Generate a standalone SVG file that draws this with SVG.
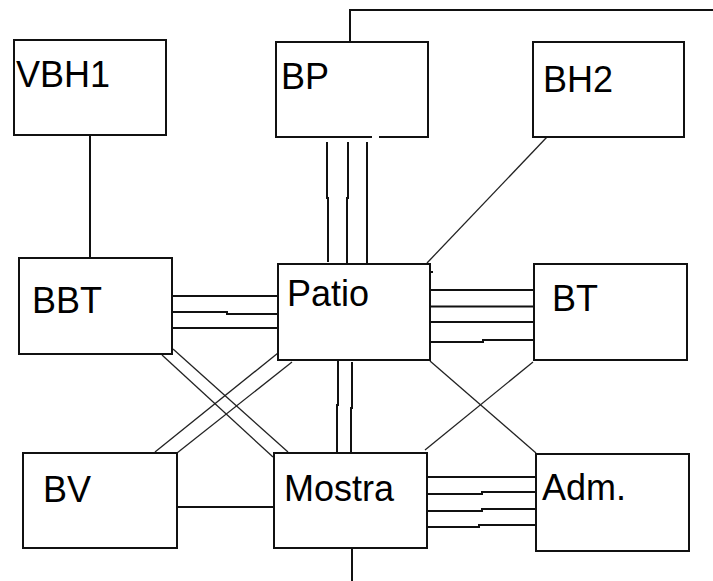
<svg xmlns="http://www.w3.org/2000/svg" width="713" height="581" viewBox="0 0 713 581">
<style>
.box{fill:#fff;stroke:#111;stroke-width:2}
.lbl{font-family:"Liberation Sans",Arial,sans-serif;font-size:36px;fill:#000}
.c{fill:none;stroke:#111;stroke-width:2}
.d{fill:none;stroke:#222;stroke-width:1.3}
</style>
<rect width="713" height="581" fill="#fff"/>
<g id="connectors">
<path class="c" d="M90,135V258"/>
<path class="c" d="M350,42V10H713"/>
<path class="d" d="M547,137L427,263"/>
<path class="c" d="M327,142V198H328V262"/>
<path class="c" d="M348,142V198H347V264"/>
<path class="c" d="M367,142V268"/>
<path class="c" d="M173,296H281"/>
<path class="c" d="M173,312H227V314H281"/>
<path class="c" d="M170,328H278"/>
<path class="c" d="M428,290H539"/>
<path class="c" d="M431,306.5H534"/>
<path class="c" d="M428,322H537"/>
<path class="c" d="M431,342H483V340H534"/>
<path class="c" d="M428,272H433"/>
<path class="d" d="M162,355L273,457"/>
<path class="d" d="M173,349L288,452"/>
<path class="d" d="M278,353L155,452"/>
<path class="d" d="M292,362L177,453"/>
<path class="c" d="M338,358V405H337V452"/>
<path class="c" d="M352,362V408H351V455"/>
<path class="d" d="M430,361L536,453"/>
<path class="d" d="M533,362L425,450"/>
<path class="c" d="M177,507H274"/>
<path class="c" d="M352,548V581"/>
<path class="c" d="M427,477H536"/>
<path class="c" d="M427,494H482V492H536"/>
<path class="c" d="M427,511H482V509H540"/>
<path class="c" d="M427,527H479V525H536"/>
</g>
<g id="VBH1"><rect class="box" x="14" y="40" width="152" height="95"/><text class="lbl" x="16" y="87">VBH1</text></g>
<g id="BP"><path class="box" d="M372,137H276V42H428V137H379"/><text class="lbl" x="281" y="89">BP</text></g>
<g id="BH2"><rect class="box" x="533" y="42" width="151" height="95"/><text class="lbl" x="543" y="92">BH2</text></g>
<g id="BBT"><rect class="box" x="19" y="258" width="153" height="96"/><text class="lbl" x="32" y="313">BBT</text></g>
<g id="Patio"><rect class="box" x="278" y="264" width="152" height="96"/><text class="lbl" x="287" y="306">Patio</text></g>
<g id="BT"><rect class="box" x="534" y="264" width="153" height="96"/><text class="lbl" x="552" y="311">BT</text></g>
<g id="BV"><rect class="box" x="23" y="453" width="154" height="95"/><text class="lbl" x="43" y="502">BV</text></g>
<g id="Mostra"><rect class="box" x="274" y="453" width="153" height="95"/><text class="lbl" x="284" y="501">Mostra</text></g>
<g id="Adm"><rect class="box" x="536" y="454" width="153" height="97"/><text class="lbl" x="542" y="500">Adm.</text></g>
</svg>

* [TASK STATEMENT]: Do not include the images; transcribe the rest of the listing exactly.

* [REPLY]:
Generate a standalone SVG file that draws this with SVG.
<svg xmlns="http://www.w3.org/2000/svg" width="713" height="581" viewBox="0 0 713 581">
<style>
.box{fill:#fff;stroke:#111;stroke-width:2}
.lbl{font-family:"Liberation Sans",Arial,sans-serif;font-size:36px;fill:#000}
.c{fill:none;stroke:#111;stroke-width:2}
.d{fill:none;stroke:#222;stroke-width:1.3}
</style>
<rect width="713" height="581" fill="#fff"/>
<g id="connectors">
<path class="c" d="M90,135V258"/>
<path class="c" d="M350,42V10H713"/>
<path class="d" d="M547,137L427,263"/>
<path class="c" d="M327,142V198H328V262"/>
<path class="c" d="M348,142V198H347V264"/>
<path class="c" d="M367,142V268"/>
<path class="c" d="M173,296H281"/>
<path class="c" d="M173,312H227V314H281"/>
<path class="c" d="M170,328H278"/>
<path class="c" d="M428,290H539"/>
<path class="c" d="M431,306.5H534"/>
<path class="c" d="M428,322H537"/>
<path class="c" d="M431,342H483V340H534"/>
<path class="c" d="M428,272H433"/>
<path class="d" d="M162,355L273,457"/>
<path class="d" d="M173,349L288,452"/>
<path class="d" d="M278,353L155,452"/>
<path class="d" d="M292,362L177,453"/>
<path class="c" d="M338,358V405H337V452"/>
<path class="c" d="M352,362V408H351V455"/>
<path class="d" d="M430,361L536,453"/>
<path class="d" d="M533,362L425,450"/>
<path class="c" d="M177,507H274"/>
<path class="c" d="M352,548V581"/>
<path class="c" d="M427,477H536"/>
<path class="c" d="M427,494H482V492H536"/>
<path class="c" d="M427,511H482V509H540"/>
<path class="c" d="M427,527H479V525H536"/>
</g>
<g id="VBH1"><rect class="box" x="14" y="40" width="152" height="95"/><text class="lbl" x="16" y="87">VBH1</text></g>
<g id="BP"><path class="box" d="M372,137H276V42H428V137H379"/><text class="lbl" x="281" y="89">BP</text></g>
<g id="BH2"><rect class="box" x="533" y="42" width="151" height="95"/><text class="lbl" x="543" y="92">BH2</text></g>
<g id="BBT"><rect class="box" x="19" y="258" width="153" height="96"/><text class="lbl" x="32" y="313">BBT</text></g>
<g id="Patio"><rect class="box" x="278" y="264" width="152" height="96"/><text class="lbl" x="287" y="306">Patio</text></g>
<g id="BT"><rect class="box" x="534" y="264" width="153" height="96"/><text class="lbl" x="552" y="311">BT</text></g>
<g id="BV"><rect class="box" x="23" y="453" width="154" height="95"/><text class="lbl" x="43" y="502">BV</text></g>
<g id="Mostra"><rect class="box" x="274" y="453" width="153" height="95"/><text class="lbl" x="284" y="501">Mostra</text></g>
<g id="Adm"><rect class="box" x="536" y="454" width="153" height="97"/><text class="lbl" x="542" y="500">Adm.</text></g>
</svg>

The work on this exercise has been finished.